Corey Cook shares his experience of finding his true passion in life. He is a Master of Arts graduate from Norwich University. With so much misinformation around us on world issues, he is on quest for diverse and well-informed information reach the masses. He hopes to one day be a figure in fighting for the basic human rights of all individuals. Corey is currently an intern with MALA for the Fall 2016 semester.
“I don’t see myself as anything much.” This was my lifelong motto. Growing up in Virginia, I didn’t get many opportunities to see pass my doorstep. When you are brought up sheltered, you become accustomed to living your life without questioning the status quo. With everything I did, I lived in fear of what others thought of me, the consequences of the most inconsequential actions—never living life, only existing through the humdrum day-to-day that seemed like it would never change. I always knew that there may be something more out there for me. I didn’t know how to attain it, how to grasp it.
I minored in Japanese studies while an undergraduate at Old Dominion University. I am also conversational in Japanese. Being a psychology major, it was odd to also be minoring in Japanese studies because it didn’t seem to fit well together. At the urging of a friend, for my last semester before graduation, I decided to study abroad for a semester in Japan. I attended Kansai Gaidai University, located in Hirakata City, Osaka. At first, I was so frightened to be out of my comfort zone. When I decided to embrace the experience, it became like home. Being in Japan opened my eyes to a world outside my bubble. The interaction between students from all over the world really began me to consider a path other than psychology. Getting to know individuals from Japan, Sweden, Germany, Russia, and Colombia—to name a few—we were all genuinely receptive to each other’s background and experience wanting to know more. We were all different, yet the same.
The experience was so mind-opening that it completely changed my outlook. My curiosity in international affairs became a passion. I knew that I wanted to work in the field but I had no idea of what I wanted to accomplish and how to do so. I took time to weigh my options and formulate a plan. Eventually, I decided to go back to school to get my master’s. I attended Norwich University, receiving a Master of Arts in Diplomacy (with a concentration in International Conflict Management). This further strengthened my motivation to keep pushing forward.

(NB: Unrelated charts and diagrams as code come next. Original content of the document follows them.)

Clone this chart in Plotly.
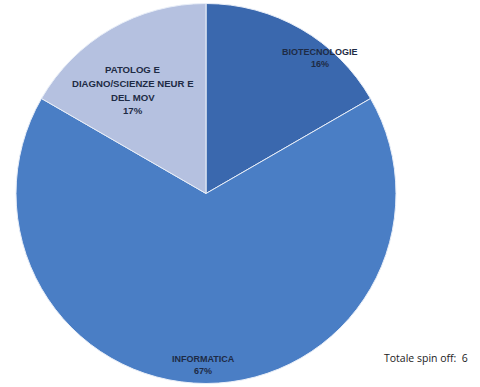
import plotly.graph_objects as go

categories = ["BIOTECNOLOGIE", "INFORMATICA", "PATOLOG E<br>DIAGNO/SCIENZE NEUR E<br>DEL MOV"]
counts = [1, 4, 1]
pct_labels = ["16%", "67%", "17%"]
colors = ["#3A68AE", "#4A7EC5", "#B5C1E0"]
total_label = "Totale spin off:  6"

W, H = 480, 387

fig = go.Figure(go.Pie(
    labels=[c.replace("<br>", " ") for c in categories],
    values=counts,
    sort=False,
    direction="clockwise",
    rotation=0,
    marker=dict(colors=colors, line=dict(color="#E8EEF8", width=1)),
    textinfo="none",
    hoverinfo="label+percent",
    domain=dict(x=[16/W, 396/W], y=[3/H, 384/H]),
    showlegend=False,
))

# label placement (pixel centre of first line, line spacing, font size)
label_style = [(320, 52, 11.5, 9), (203, 359, 11.5, 9), (133, 70, 13.5, 9.6)]
for (cx, y0, dy, fs), cat, pct in zip(label_style, categories, pct_labels):
    lines = cat.split("<br>") + [pct]
    for i, line in enumerate(lines):
        fig.add_annotation(
            x=cx/W, y=1 - (y0 + i*dy)/H, xref="paper", yref="paper",
            xanchor="center", yanchor="middle",
            text=f"<b>{line}</b>", showarrow=False,
            font=dict(family="Liberation Sans, Arial, sans-serif", size=fs, color="#1E2B45"),
        )

fig.add_annotation(
    x=470/W, y=1 - 358/H, xref="paper", yref="paper", xanchor="right", yanchor="middle",
    text=total_label, showarrow=False,
    font=dict(family="Open Sans, Liberation Sans, sans-serif", size=10.5, color="#222222"),
)

fig.update_layout(
    width=W, height=H,
    margin=dict(l=0, r=0, t=0, b=0),
    paper_bgcolor="white", plot_bgcolor="white",
)
fig.write_html("out.html", config={"displayModeBar": False},
               post_script="document.body.style.margin='0';document.body.style.overflow='hidden';")
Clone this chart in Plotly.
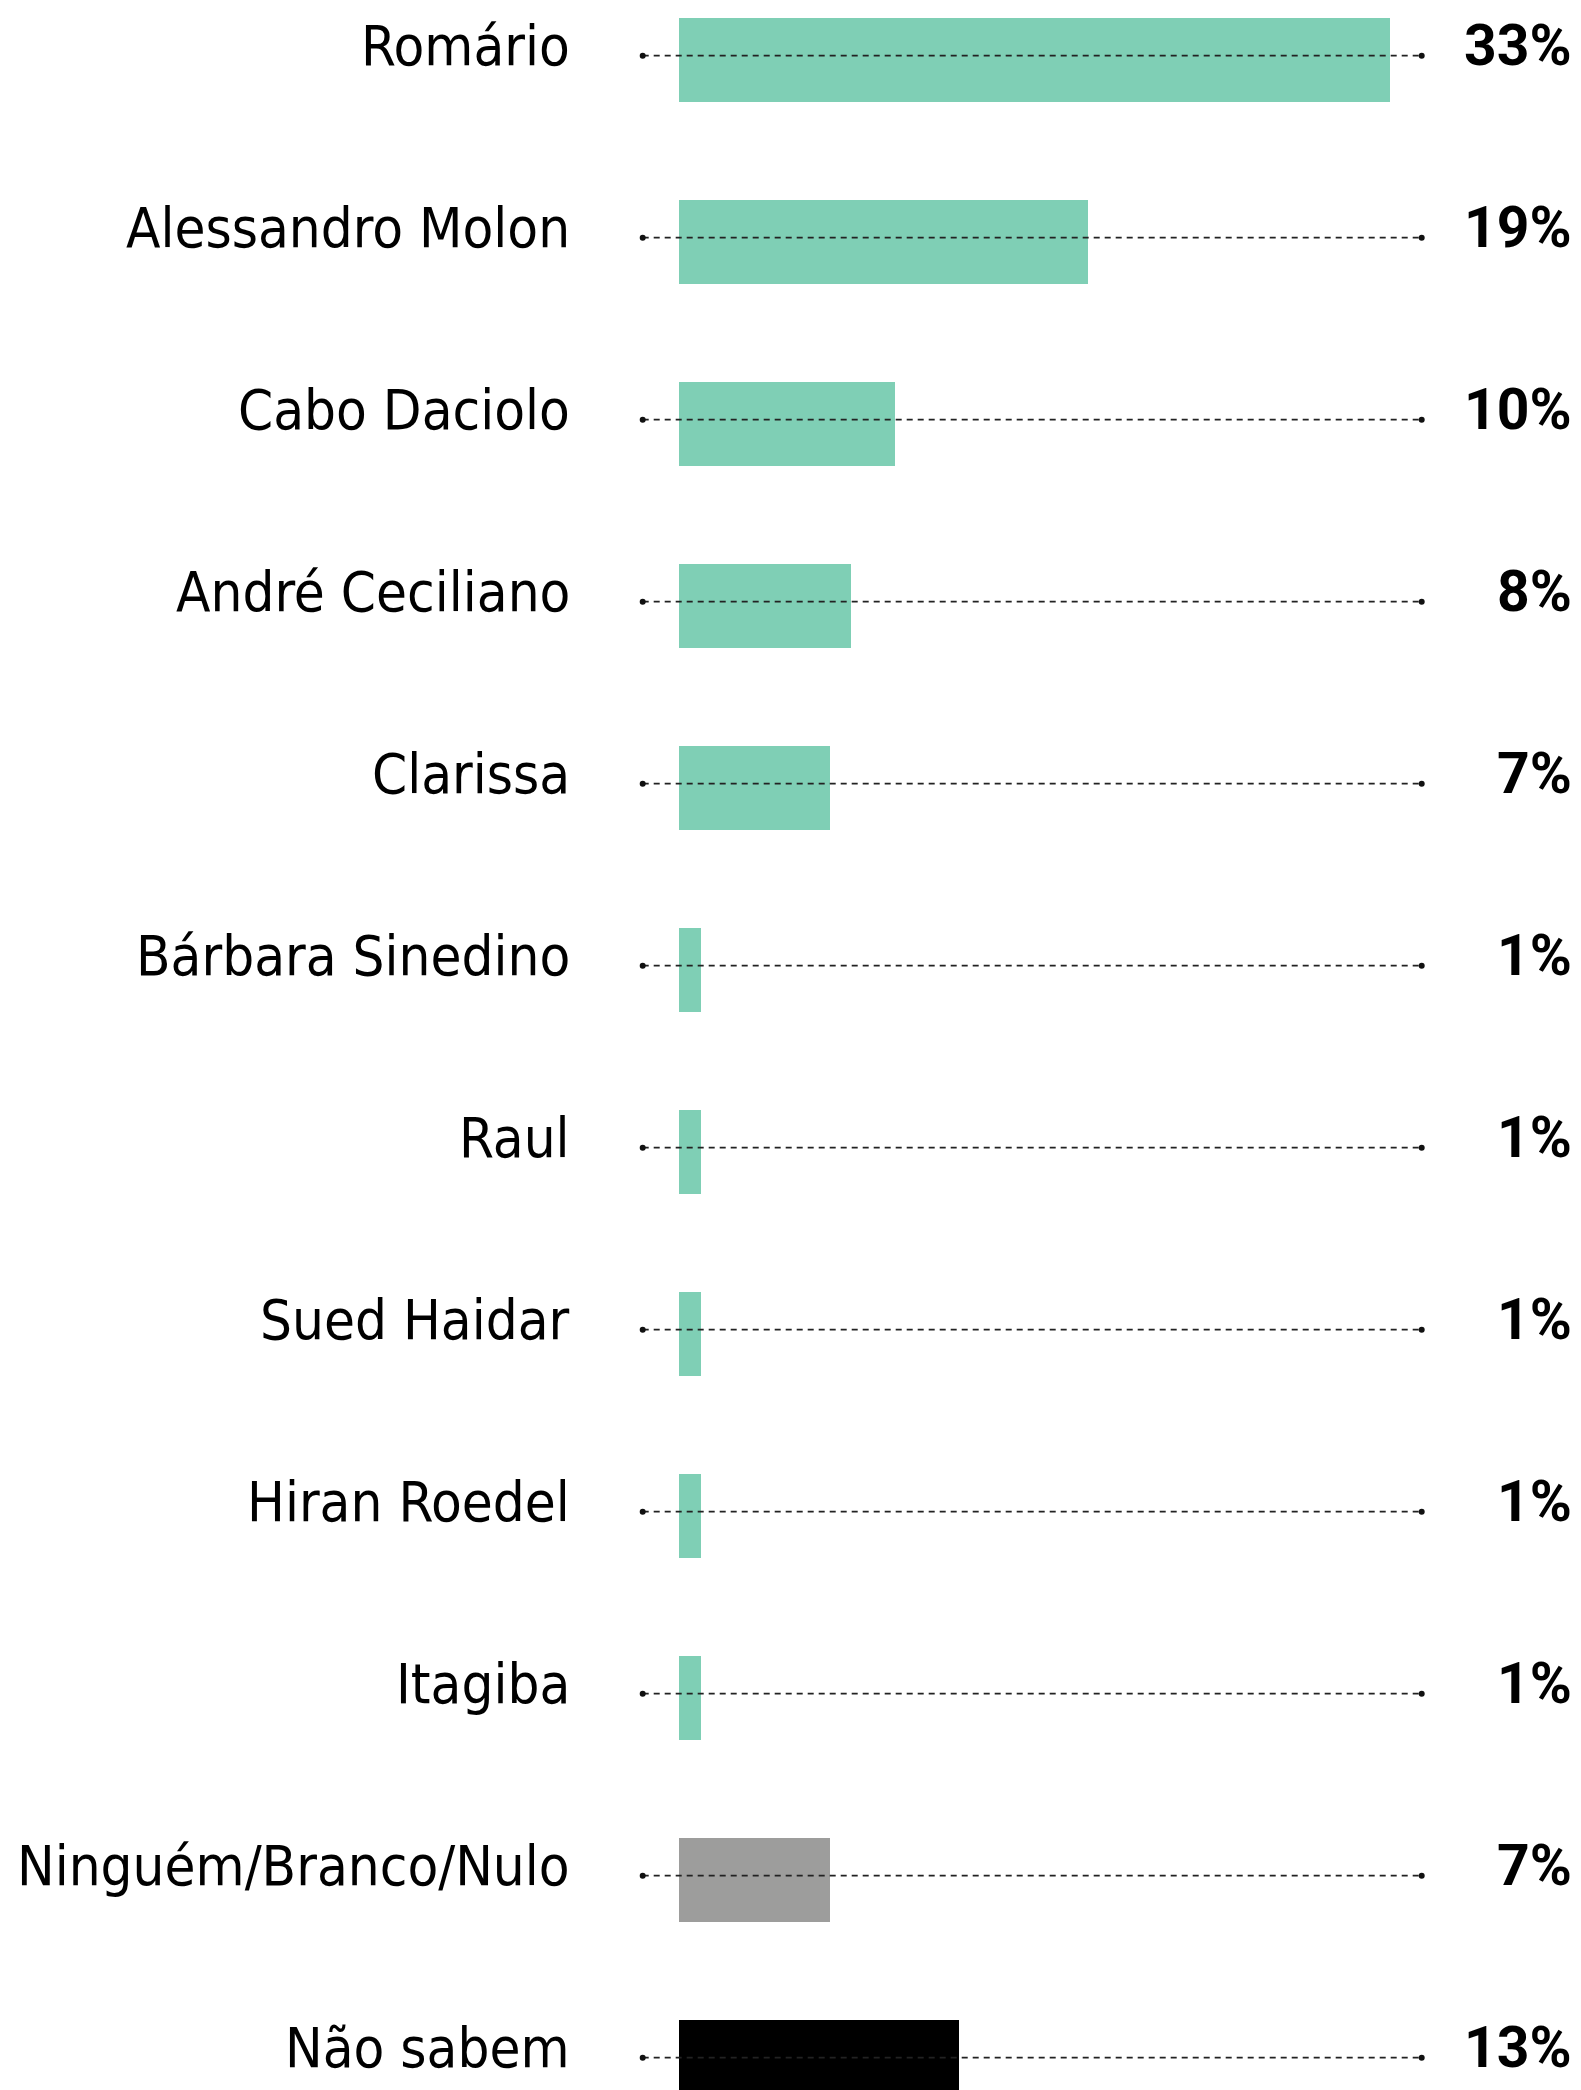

My passion reached new heights this past year. This internship is important to me for a number of reasons. With the demagoguery that has presented itself in the States, I want join in combating what has been said by certain prominent figures. I believe that MALA does this very well. The organization shows how Muslim and Muslim Americans are no different from other people’s religious backgrounds. The organization realizes that people are people and they deserve respect and tolerance. Furthermore, MALA’s stance not to be discriminatory to any group based on sexual orientation, religion, etc. is also deciding factor in wanting to be associated with its cause. With my involvement with MALA, I want to communicate to people that we as humans are the same below the surface. No matter your nationality or if you are Muslim, Jewish, Christian, we all have similar dreams, hopes, fears, and go through similar difficulties. If we are aware of the world around us and well informed on various world issues, we will not likely be swayed with limited and misinformed rhetoric.
It took some time for me to break out of my shell but with focus and direction, there is no telling what I can accomplish. I am extremely excited for the road ahead. I’ve come so far but this is just the beginning.